The store’s namesake is Dee Render, who taught dance for 20 years in Chicago before moving with her husband and three sons to Arizona in the 1970s because her husband, Ray, was suffering from arthritis.
After teaching dance for a few years at local studios, Dee decided to use her knowledge of dance to open a dancewear store in Mesa, AZ, and her business exploded.

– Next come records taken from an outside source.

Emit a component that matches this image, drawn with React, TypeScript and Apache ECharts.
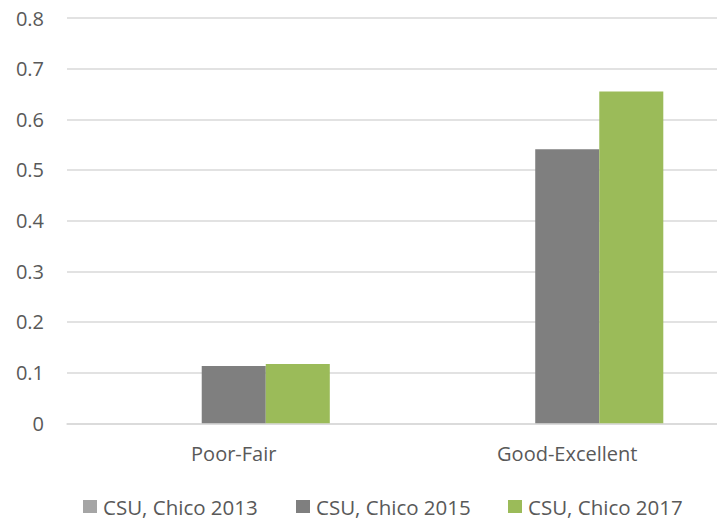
import React, { useEffect, useRef } from "react";
import * as echarts from "echarts";

const categories = ["Poor-Fair", "Good-Excellent"];
const seriesNames = ["CSU, Chico 2013", "CSU, Chico 2015", "CSU, Chico 2017"];
const values2013 = [0, 0];
const values2015 = [0.113, 0.541];
const values2017 = [0.117, 0.655];
const colors = ["#A5A5A5", "#7F7F7F", "#9BBB59"];
const yTicks = { min: 0, max: 0.8, interval: 0.1 };

export default function App() {
  const ref = useRef<HTMLDivElement>(null);
  useEffect(() => {
    if (!ref.current) return;
    const chart = echarts.init(ref.current, null, { renderer: "svg" });
    const font = "'Open Sans', sans-serif";
    const fs = 20;
    const legendLefts = [83, 296, 508];
    chart.setOption({
      animation: false,
      textStyle: { fontFamily: font },
      grid: { left: 67, width: 667, top: 18, bottom: 98.7, containLabel: false },
      legend: seriesNames.map((n, i) => ({
        data: [n],
        top: 496,
        left: legendLefts[i],
        padding: 0,
        itemWidth: 14,
        itemHeight: 13,
        icon: "rect",
        textStyle: { color: "#595959", fontSize: 20.5, fontFamily: font, padding: [0, 0, 0, 1] },
      })),
      xAxis: {
        type: "category",
        data: categories,
        axisLine: { lineStyle: { color: "#D9D9D9", width: 1.5 } },
        axisTick: { show: false },
        axisLabel: { color: "#595959", fontSize: fs, margin: 20, fontFamily: font },
      },
      yAxis: {
        type: "value",
        min: yTicks.min,
        max: yTicks.max,
        interval: yTicks.interval,
        axisLine: { show: false },
        axisTick: { show: false },
        splitLine: { lineStyle: { color: "#D9D9D9", width: 1.5 } },
        axisLabel: {
          color: "#595959",
          fontSize: fs,
          margin: 23,
          fontFamily: font,
          formatter: (v: number) => (v === 0 ? "0" : String(Math.round(v * 10) / 10)),
        },
      },
      series: [
        { name: seriesNames[0], type: "bar", data: values2013, itemStyle: { color: colors[0] }, barGap: "0%", barCategoryGap: "42.4%" },
        { name: seriesNames[1], type: "bar", data: values2015, itemStyle: { color: colors[1] }, barGap: "0%", barCategoryGap: "42.4%" },
        { name: seriesNames[2], type: "bar", data: values2017, itemStyle: { color: colors[2] }, barGap: "0%", barCategoryGap: "42.4%" },
      ],
    });
    return () => chart.dispose();
  }, []);
  return (
    <div style={{ position: "absolute", left: 0, top: 0, width: 717, height: 522, overflow: "hidden", background: "#fff" }}>
      <div ref={ref} style={{ width: 734, height: 522 }} />
    </div>
  );
}
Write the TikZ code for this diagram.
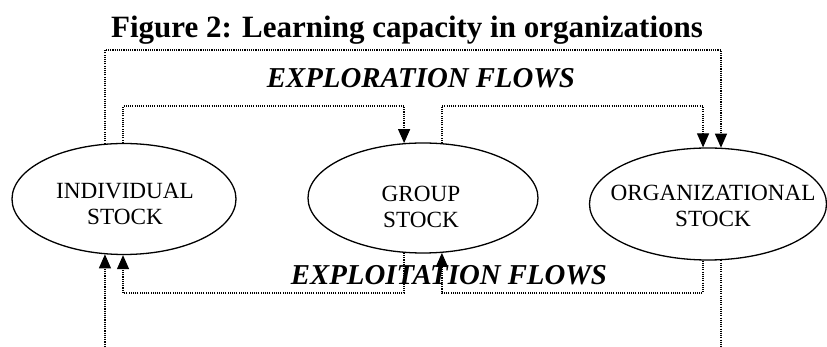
\documentclass[tikz,border=0pt]{standalone}
\usepackage{fontspec}
\setmainfont{Liberation Serif}
\usetikzlibrary{shapes.geometric, arrows.meta, calc, positioning}

\tikzset{
  stock/.style={ellipse, draw, line width=0.65pt, inner sep=0pt},
  stocktext/.style={align=center, inner sep=0pt, font=\fontsize{11.6}{13}\selectfont},
  flowline/.style={line width=0.6pt, dash pattern=on 0.55pt off 0.55pt},
  flow/.style={flowline, -{Triangle[length=7pt,width=6pt]}},
  flowlabel/.style={anchor=base, font=\fontsize{14.4}{17}\selectfont\bfseries\itshape},
}

\begin{document}
\begin{tikzpicture}[x=0.5pt, y=-0.5pt]
\useasboundingbox (0,0) rectangle (827,347);

\node[anchor=base, font=\fontsize{15.5}{18}\selectfont\bfseries] (title) at (407,38)
  {Figure 2: Learning capacity in organizations};

% the three stocks
\node[stock, minimum width=112pt, minimum height=55.5pt] (ind) at (124,199) {};
\node[stock, minimum width=115pt, minimum height=55pt] (grp) at (423,198) {};
\node[stock, minimum width=118.5pt, minimum height=56pt] (org) at (708,204) {};
\node[stocktext] (indtext) at ($(ind)+(1,5)$) {INDIVIDUAL\\STOCK};
\node[stocktext] (grptext) at ($(grp)+(-2,9)$) {GROUP\\STOCK};
\node[stocktext] (orgtext) at ($(org)+(5,2)$) {ORGANIZATIONAL\\STOCK};

% levels of the flows
\coordinate (hiA) at (0,50);
\coordinate (hiB) at (0,106);
\coordinate (loA) at (0,293);
\coordinate (cut) at (0,347);

% exploration flows
\draw[flow] (ind.109) -- (ind.109 |- hiA) -| (org.77);
\draw[flow] (ind.91) -- (ind.91 |- hiB) -| (grp.109);
\draw[flow] (grp.71) -- (grp.71 |- hiB) -| (org.95);

% exploitation flows
\draw[flow] (grp.251) -- (grp.251 |- loA) -| (ind.269);
\draw[flow] (org.265) -- (org.265 |- loA) -| (grp.289);
\draw[flow] (ind.251 |- cut) -- (ind.251);
\draw[flowline] (org.283) -- (org.283 |- cut);

\node[flowlabel] (explore) at (421,88) {EXPLORATION FLOWS};
\node[flowlabel] (exploit) at (449,285) {EXPLOITATION FLOWS};
\end{tikzpicture}
\end{document}
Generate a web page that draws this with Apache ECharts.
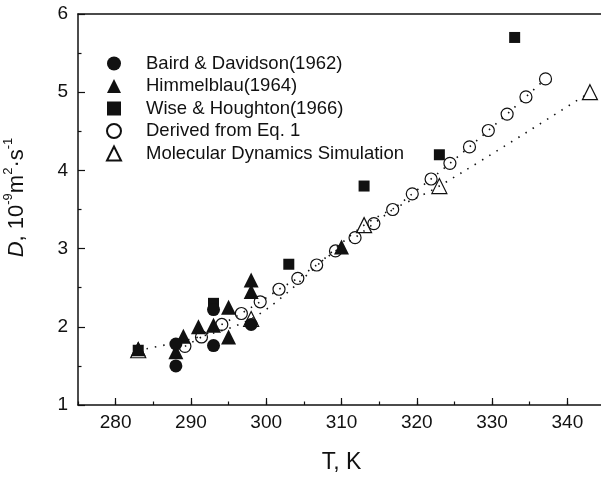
<!DOCTYPE html>
<html>
<head>
<meta charset="utf-8">
<script src="https://cdn.jsdelivr.net/npm/echarts@6/dist/echarts.min.js"></script>
<style>
  html, body { margin: 0; padding: 0; background: #fff; }
  #main { width: 601px; height: 478px; }
</style>
</head>
<body>
<div id="main"></div>
<script>
// data (T in K, D in 10^-9 m2/s)
var bairdT = [288, 288, 293, 293, 298];
var bairdD = [1.50, 1.78, 1.76, 2.22, 2.03];

var himmelT = [283, 288, 289, 291, 293, 295, 295, 298, 298, 310];
var himmelD = [1.72, 1.68, 1.88, 2.00, 2.02, 1.87, 2.25, 2.45, 2.60, 3.02];

var wiseT = [283, 293, 303, 313, 323, 333];
var wiseD = [1.70, 2.30, 2.80, 3.80, 4.20, 5.70];

var derivedT = [289.2, 291.4, 294.1, 296.7, 299.2, 301.7, 304.2, 306.7, 309.2, 311.8,
                314.3, 316.8, 319.4, 321.9, 324.4, 327.0, 329.5, 332.0, 334.5, 337.1];
var derivedD = [1.75, 1.87, 2.03, 2.17, 2.32, 2.48, 2.62, 2.79, 2.97, 3.14,
                3.32, 3.50, 3.70, 3.89, 4.09, 4.30, 4.51, 4.72, 4.94, 5.17];

var mdT = [283, 298, 313, 323, 343];
var mdD = [1.70, 2.10, 3.30, 3.80, 5.00];

var seriesNames = ['Baird & Davidson(1962)', 'Himmelblau(1964)', 'Wise & Houghton(1966)',
                   'Derived from Eq. 1', 'Molecular Dynamics Simulation'];
var xMajor = [280, 290, 300, 310, 320, 330, 340];

function pairs(xs, ys) {
    return xs.map(function (x, i) { return [x, ys[i]]; });
}

var ink = '#111';
var font = 'Liberation Sans, Arial, sans-serif';

var myChart = echarts.init(document.getElementById('main'));

option = {
    backgroundColor: '#fff',
    animation: false,
    textStyle: { fontFamily: font },
    grid: { left: 78, top: 14, right: -4, bottom: 73, outerBoundsMode: 'none', containLabel: false },
    legend: {
        orient: 'vertical',
        left: 101,
        top: 49,
        itemWidth: 14,
        itemHeight: 14,
        itemGap: 3.5,
        textStyle: { fontSize: 18.5, color: ink, fontFamily: font, padding: [0, 0, 0, 20] },
        data: [
            { name: seriesNames[0], icon: 'circle' },
            { name: seriesNames[1], icon: 'triangle' },
            { name: seriesNames[2], icon: 'rect' },
            { name: seriesNames[3], icon: 'circle' },
            { name: seriesNames[4], icon: 'triangle' }
        ]
    },
    xAxis: [
        {
            type: 'value',
            min: 275,
            max: 345,
            interval: 5,
            name: 'T, K',
            nameLocation: 'middle',
            nameGap: 46,
            nameTextStyle: { fontSize: 23, color: ink },
            axisLine: { lineStyle: { color: ink, width: 1.5 } },
            axisTick: { inside: true, length: 7, customValues: xMajor, lineStyle: { color: ink, width: 1.2 } },
            axisLabel: { fontSize: 19, color: ink, margin: 8, customValues: xMajor },
            splitLine: { show: false }
        },
        {
            // minor ticks
            type: 'value',
            min: 275,
            max: 345,
            interval: 5,
            position: 'bottom',
            axisLine: { show: false },
            axisTick: { inside: true, length: 3.5, lineStyle: { color: ink, width: 1.2 } },
            axisLabel: { show: false },
            splitLine: { show: false }
        },
        {
            // top frame line
            type: 'value',
            min: 275,
            max: 345,
            position: 'top',
            axisLine: { lineStyle: { color: ink, width: 1.5 } },
            axisTick: { show: false },
            axisLabel: { show: false },
            splitLine: { show: false }
        }
    ],
    yAxis: {
        type: 'value',
        min: 1,
        max: 6,
        interval: 1,
        name: '{i|D}, 10{s|-9}m{s|2}·s{s|-1}',
        nameLocation: 'middle',
        nameGap: 46,
        nameTextStyle: {
            fontSize: 22,
            color: ink,
            lineHeight: 30,
            padding: [0, 0, 0, 24],
            rich: {
                i: { fontStyle: 'italic', fontSize: 22, color: ink, lineHeight: 30 },
                s: { fontSize: 13, color: ink, verticalAlign: 'top', lineHeight: 30 }
            }
        },
        axisLine: { show: true, lineStyle: { color: ink, width: 1.5 } },
        axisTick: { inside: true, length: 7, lineStyle: { color: ink, width: 1.2 } },
        minorTick: { show: true, splitNumber: 2, length: 3.5, lineStyle: { color: ink, width: 1.2 } },
        axisLabel: { fontSize: 19, color: ink, margin: 10 },
        splitLine: { show: false }
    },
    series: [
        {
            name: seriesNames[4],
            type: 'line',
            smooth: 0.3,
            symbol: 'triangle',
            symbolSize: 15,
            itemStyle: { color: 'rgba(0,0,0,0)', borderColor: ink, borderWidth: 1.2 },
            lineStyle: { color: ink, width: 1.6, type: [1.5, 7] },
            z: 2,
            data: pairs(mdT, mdD)
        },
        {
            name: seriesNames[3],
            type: 'line',
            symbol: 'circle',
            symbolSize: 12,
            itemStyle: { color: 'rgba(0,0,0,0)', borderColor: ink, borderWidth: 1.2 },
            lineStyle: { color: ink, width: 1.6, type: [1.5, 7] },
            z: 3,
            data: pairs(derivedT, derivedD)
        },
        {
            name: seriesNames[1],
            type: 'scatter',
            symbol: 'triangle',
            symbolSize: 15,
            itemStyle: { color: ink, opacity: 1 },
            z: 4,
            data: pairs(himmelT, himmelD)
        },
        {
            name: seriesNames[2],
            type: 'scatter',
            symbol: 'rect',
            symbolSize: 11,
            itemStyle: { color: ink, opacity: 1 },
            z: 5,
            data: pairs(wiseT, wiseD)
        },
        {
            name: seriesNames[0],
            type: 'scatter',
            symbol: 'circle',
            symbolSize: 13,
            itemStyle: { color: ink, opacity: 1 },
            z: 6,
            data: pairs(bairdT, bairdD)
        }
    ]
};

myChart.setOption(option);
window.addEventListener('resize', function () {
    myChart.resize();
});
</script>
</body>
</html>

By 1991, the Renders were running three different stores in the Phoenix area and catering to dancers of all types.
Dee passed away in 2003, and today, two of her sons, Scott and Barry, carry on Dee’s legacy of providing good customer service and quality dancewear to the next generation of dancers.
Jamie Hehl, general manager at Dee’s Dancewear, says part of providing good customer service is carrying the latest styles and responding to what customers are asking for. “You have to change with the times,” she says. “You have to keep everything fresh.”
In fact, when Hehl met Aleksandra Efimova at the Dance Retailer News Expo in Las Vegas a few years ago, she decided to place an order because several girls had come into the store requesting Russian Pointe® shoes.
“I like that you have all the different models that accommodate many different shapes of feet,” Hehl says.
She says she also likes the fact that Russian Pointe® shoes cater to girls with wider feet, because in a warm climate, such as Phoenix, girls often wear flip-flops all year long, which make their feet flatten out and get wider.
“Everything that you are doing in your pointe shoes with developing your arches is completely destroyed when you wear flip-flops,” Hehl says.
In addition to providing good customer service, Hehl says the other secret to Dee’s success has been their focus on building strong relationships with the nearby dance studios. Hehl says her employees regularly call each of the 120 nearby studio owners to ask them who the new teachers are, what types of brands they are requiring and even what trends the studio owners are seeing.
Although maintaining relationships with studios is time consuming, Hehl says it’s worth it, especially because the studios are a vital link to repeat customers.
“The reason we’ve survived and we keep going is … keeping up with what they’re requiring and then they keep sending people to you,” she says. “You can find out everything you need to know by being in touch with your studios.”